INF É desmanchar. É desmanchar o porco. Quando ele vai desmanchado é quando vai separado daquilo tudo. [pausa] Depois, dali, é que já não está feitio nenhum de porco. Está só feitio de carnes, em cima da mesa. Agora enquanto ele está ali, está inteiro. Tem tudo da banda de dentro ainda. [vocalização] Depois de ele estar ali pendurado e aberto é que lhe sai aquilo tudo para fora. [pausa] Sai o bucho, sai o [vocalização] bandulho, sai sai a [vocalização] fressura, sai tudo. Quando ele está ali pendurado é que é tudo fora. Nunca aquilo é é tirado fora sem ele estar por pendurar.
INQ1 A fressura é o quê?
INF É a fressura que tem o porco agarrada com o fígado.
INQ1 Ao fígado?
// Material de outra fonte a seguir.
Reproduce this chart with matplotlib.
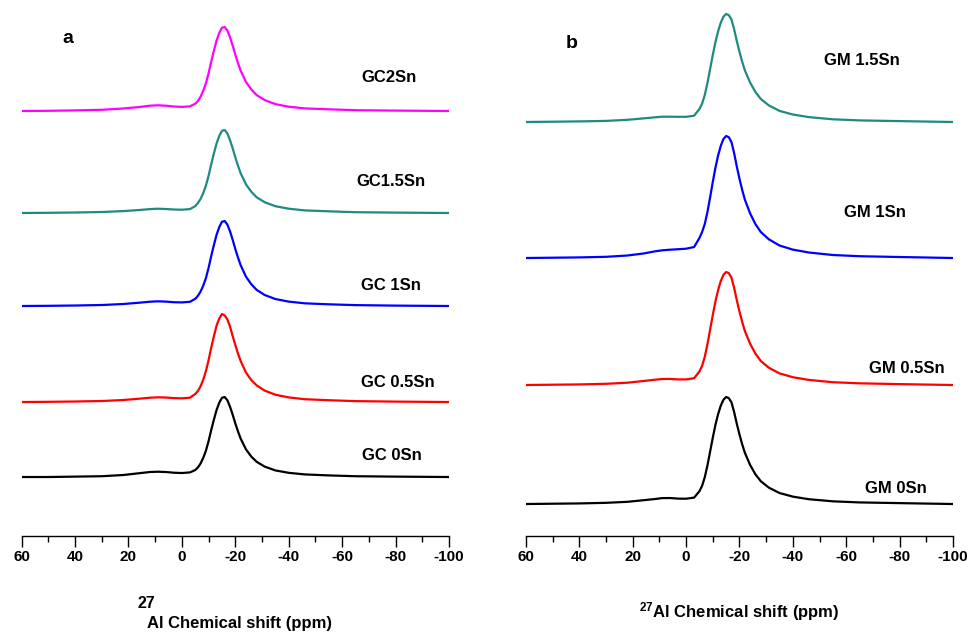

Pois.
INF Pois. E aquela fressura depois é para vender!
INQ1 Pois. E também há outra coisa lá dentro da barriga do porco?
INF É o bucho, é os rinzes. Tudo quanto o porco tem, tudo, tudo…
INQ1 E aquelas que são assim umas tiras grossas?
INF É as banhas.
INQ1 Não. Que depois se aproveita para fazer os chouriços? Que lavam-se muito bem…
INF Isso é as tripas.
INQ1 Há vários nomes para as tripas?
INF Há. Há [vocalização] Há a tripa do encher, que é a grossa; há a tripa há a tripa delgadinha. É. [pausa] O porco, tudo quanto tem da banda de dentro, tudo se aproveita.
INQ1 Pois.
INF Olhe até as cascanholas, os rapazes andavam a roer por a rua. As cascanholas de [pausa] das unhas.